All I want is implement a mutex on GPU. I find atomicCAS/atomicExch can be used to implement such a mutex.
Everything works fine, when I worked with old GPUs. Error occurs when I run my code on 2080ti.
Here is the code I use.
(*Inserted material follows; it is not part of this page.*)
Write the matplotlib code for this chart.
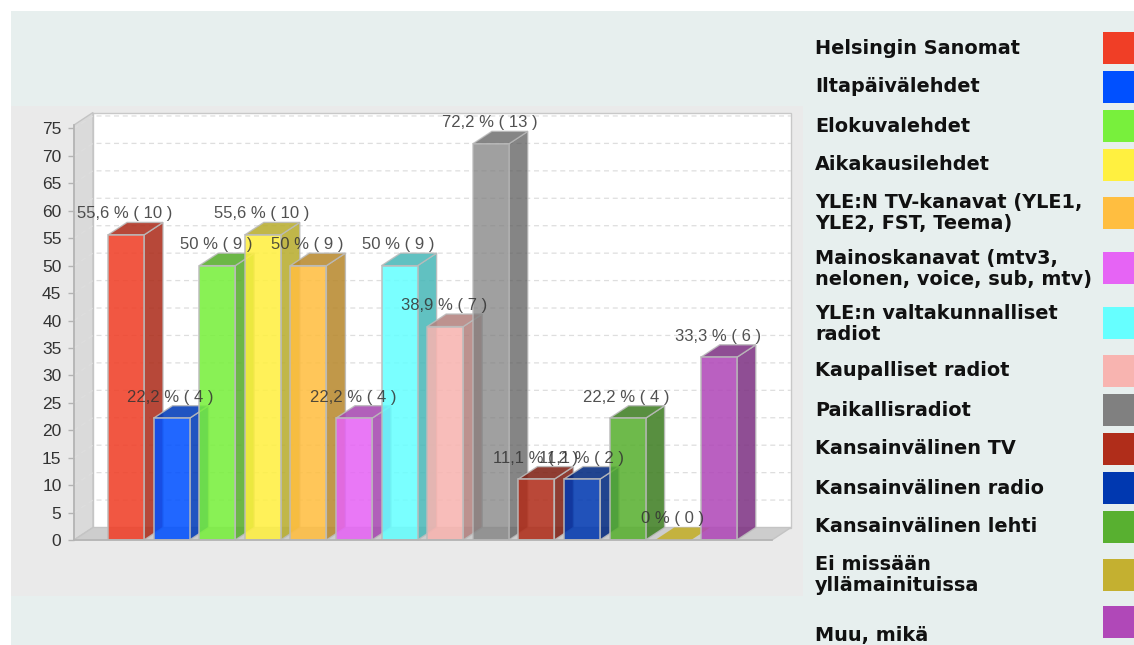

This code use mutex and atomicAdd separately to do the same computation.
#include <stdio.h>
#include <stdlib.h>
#include <cuda.h>
#include <cuda_runtime.h>
#define data_t int32_t
__global__ void method(
data_t* data,
unsigned int* lock
){
int i = blockIdx.x * blockDim.x + threadIdx.x;
unsigned int* mutex = &lock[0];
atomicAdd(&data[1], i);
bool blocked = true;
while(blocked){
if(atomicCAS(mutex, 0u, 1u)==0u){
data[0] += i;
data[2] += 1;
blocked = false;
atomicExch(mutex, 0u);
}
}
}
int main(int argc, char* argv[]){
for(int i=0;i<argc;++i)
printf("argc[%d] %s\n", i, argv[i]);
int len = 69;
int dev_id = 0;
if(argc>1){
len = atoi(argv[1]);
}
if(argc>2){
dev_id = atoi(argv[2]);
}
cudaSetDevice(dev_id);
data_t* hst_a = (data_t*)malloc(4*sizeof(data_t));
data_t* dev_a;
unsigned int* hst_lock = (unsigned int*)malloc(4*sizeof(unsigned int));
unsigned int* dev_lock;
cudaMalloc(&dev_a, 4*sizeof(data_t));
cudaMalloc(&dev_lock, 4*sizeof(unsigned int));
memset(hst_a, 0, 4*sizeof(data_t));
memset(hst_lock, 0u, 4*sizeof(unsigned int));
cudaMemcpy(dev_a, hst_a, 4*sizeof(data_t), cudaMemcpyHostToDevice);
cudaMemcpy(dev_lock, hst_lock, 4*sizeof(unsigned int), cudaMemcpyHostToDevice);
method<<<len, 1>>>(dev_a, dev_lock);
cudaMemcpy(hst_a, dev_a, 4*sizeof(data_t), cudaMemcpyDeviceToHost);
for(int i=0;i<4;++i)
printf("%d, ", hst_a[i]);
printf("\n");
}
This code works fine on K40c and GTX970. But on 2080ti, atomicAdd works as expected, atomicCAS only works with very small grid size(~70).
Tested on 2080ti with cuda-10.0(driver-410), cuda10.1(driver-418), cuda10.2(driver-440). None of them works.
Could anyone tell me where the bug is(hardware/driver/cuda/code)? and how to fix it.